Dell Inc executives have finally wrapped up a yearlong internal investigation into accounting problems at the computer company, and the mistakes could end up costing them as much as US$150 million.
"This is not a happy story for Dell nor one that we're terribly proud of," vice chairman and chief financial officer Don Carty said on Thursday after Dell announced it would reduce more than four years' worth of earnings because it misled auditors and manipulated results to meet performance goals.
The beleaguered company said its net income for the restatement period -- all of fiscal 2003 through last year and the first quarter of this fiscal year -- will be reduced by between US$50 million and US$150 million, or US$0.02 to US$0.07 per share.
The largest reductions in quarterly profits were expected to be in the first quarter of fiscal 2003 and the second quarter of fiscal 2004, each lowered between 10 percent and 13 percent.
The investigation, which began last August and evaluated more than 5 million documents, "identified evidence that certain adjustments appear to have been motivated by the objective of attaining financial targets," Dell said.
Dell, based in Round Rock, Texas, said unspecified terminations, reassignments, reprimands, increased supervision, training and financial penalties either have been or will be taken as a result.

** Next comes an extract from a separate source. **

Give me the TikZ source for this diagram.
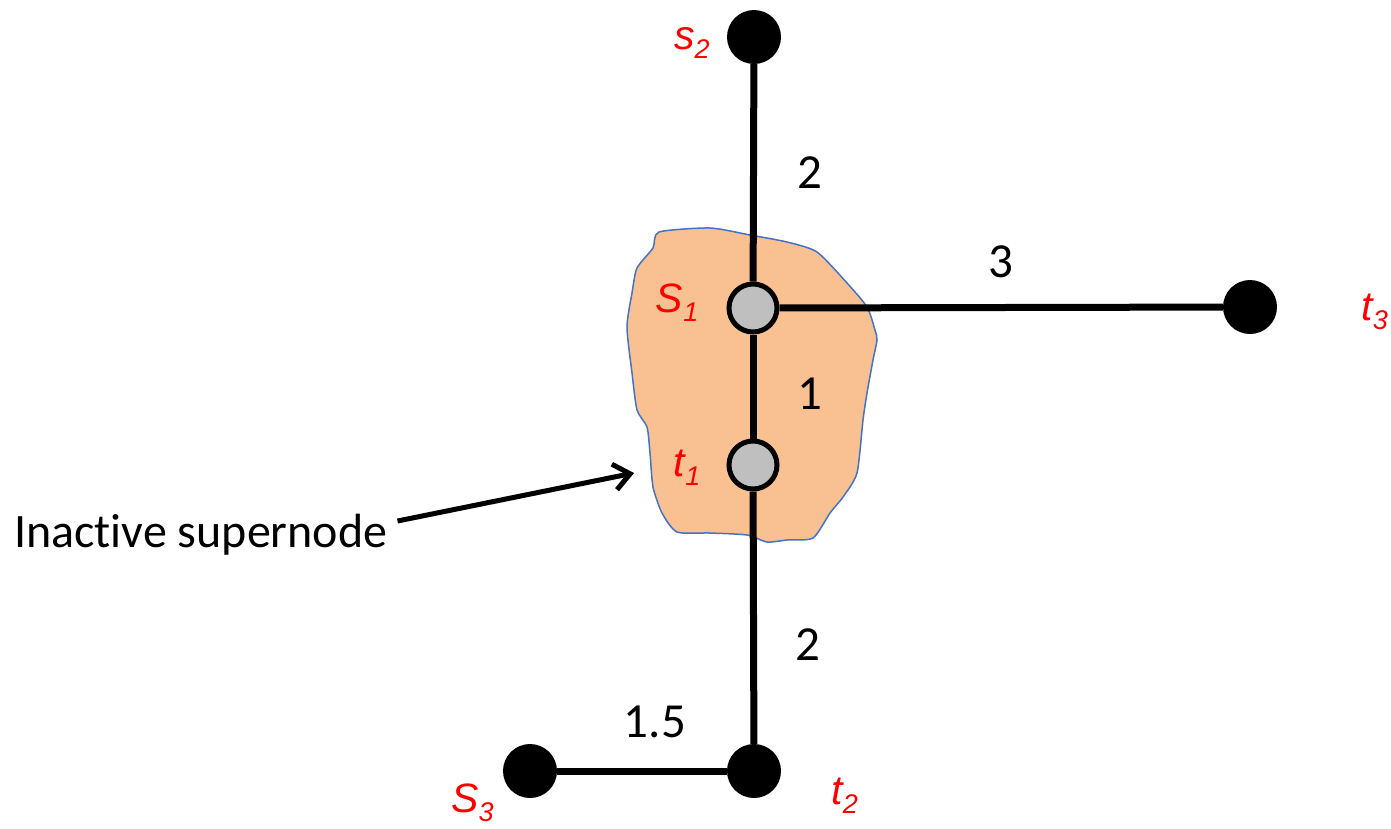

Analysts who questioned Carty during a conference call repeatedly asked if any current executives were privy to the accounting woes.
Without naming names, "the ones that knew about it are the ones that are gone," said Carty, the former chairman of American Airlines.

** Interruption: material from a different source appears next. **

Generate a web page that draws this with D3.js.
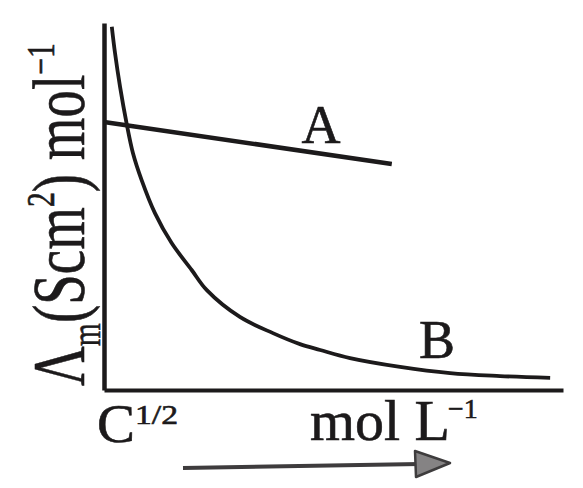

"Let me assure you that both the leadership team of the company and the board feels that we have absolutely taken the necessary action," he said.
The US' Securities and Exchange Commission's (SEC) investigation into some of Dell's accounting and financial reporting practices is ongoing, the company said. Dell still faces shareholder lawsuits, and federal prosecutors in New York subpoenaed documents on the company's financial reporting since 2002.
One analyst, however, said the financial impact would be minimal given Dell's multibillion-dollar size.
"The magnitude of this stuff is very small, it's not a big number," said Roger Kay, president of Endpoint Technologies Associates Inc.
"I don't think it's anything that's going to rise to the level of criminality, but then again I'm not the SEC," he said.
Dell said the findings announced on Thursday would not have a material impact on second quarter results, which are scheduled for release on Aug. 30. Shares dropped US$0.37, or 1.4 percent, to close at US$25.93 before the announcement was made. The stock rebounded US$0.53 in after-hours trading.
It has been a tumultuous time for Dell since the probe was first revealed last August.
The company lost its No. 1 grip on the PC market last fall while rival Hewlett-Packard Co (HP) continues to gain footing. In the second quarter, HP had approximately 19 percent of the worldwide PC market compared with Dell's 16 percent, according to market research firm IDC, citing the most recent data available.